Ce que les services de renseignement disent de la communauté tchétchène en France

Reflets dévoile une note de la DGSI réalisée après l’assassinat de Samuel Paty

Les policiers expliquent comment la communauté nord-caucasienne s’est radicalisée après les deux guerres en Tchétchénie et la création de l’Émirat islamique du Caucase. Ils montrent comment le conflit irako-syrien et la création de l’État Islamique va être l’occasion de cette internationalisation du djihad caucasien. Depuis 2018, sept attentats ou projets terroristes ont impliqué des personnes d’origine tchétchène sur notre territoire.

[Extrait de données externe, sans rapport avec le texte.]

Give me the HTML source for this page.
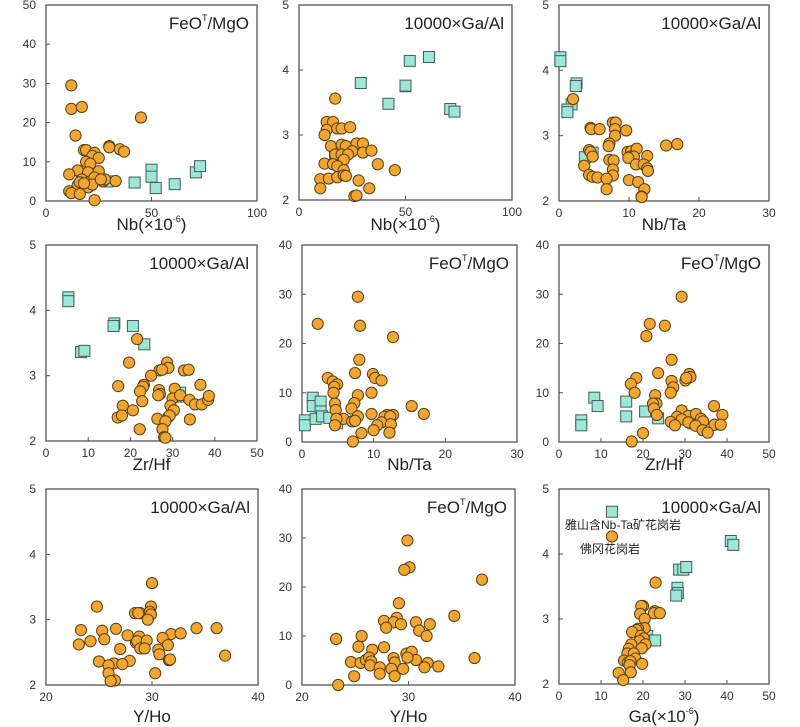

Abdoullakh Abouyezidovitch Anzorov, l'assassin de Samuel Paty

Abdoullakh Abouyezidovitch Anzorov, le terroriste qui a assassiné Samuel Paty, était d’origine Tchétchène. Né le 12 mars 2002 à Moscou, il avait la nationalité russe et vivait en France depuis douze ans. Il bénéficiait du statut de réfugié. Dans le cadre de l’enquête, la Direction générale de la sécurité intérieure (DGSI) est amenée à éclairer les magistrats sur la radicalisation au sein de la communauté tchétchène. Elle produit une note datée du 18 octobre 2020 intitulée « Éléments issus de notre documentation opérationnelle relatifs à la mouvance islamiste nord-caucasienne et la menace terroriste qu'elle véhicule en France ».

La diaspora nord-caucasienne en France est constituée de 20.000 à 40.000 personnes, majoritairement originaires de Tchétchénie et, dans une moindre mesure, du Daghestan. Ce sont les deux conflits de Tchétchénie (1994-1996 et 1999-2009) qui ont engendré une forte vague d'immigration nord-caucasienne vers l'Europe occidentale, notamment en direction de la France. Les autres États les plus concernés par cette vague migratoire sont l'Autriche, la Belgique et l'Allemagne.

De la cause indépendantiste au djihad international

C’est le premier conflit en Tchétchénie qui a entraîné un phénomène de radicalisation islamiste au sein des séparatistes demandant l’indépendance de leur pays. La proportion d'islamistes radicaux au sein de la rébellion s’est accrue notamment sous l'influence du prestige de l'émir Khattab, un vétéran du djihad saoudien, qui a permis à ses troupes de reprendre la capitale Grozny aux Russes le 6 août 1996.

Si la rébellion indépendantiste tchétchène avait à l'origine un agenda exclusivement local, centré sur l'opposition au pouvoir russe, elle a pris, depuis le milieu des années 2000, une dimension plus universelle. Le 31 octobre 2007, le chef islamiste Dokou Oumarov proclame la naissance de l'Émirat Islamique du Caucase (EIC). Désormais la cause indépendantiste tchétchène est reléguée au second plan au profit d'un djihad à l'échelle régional visant à établir la charia dans le Caucase du Nord. Cette proclamation a eu pour effet d'encourager la radicalisation d'une partie des membres de la diaspora caucasienne à l'étranger. Mais l'essoufflement du djihad caucasien incarné par l'EIC incite certains de ses membres à se tourner vers d'autres organisations djihadistes plus dynamiques.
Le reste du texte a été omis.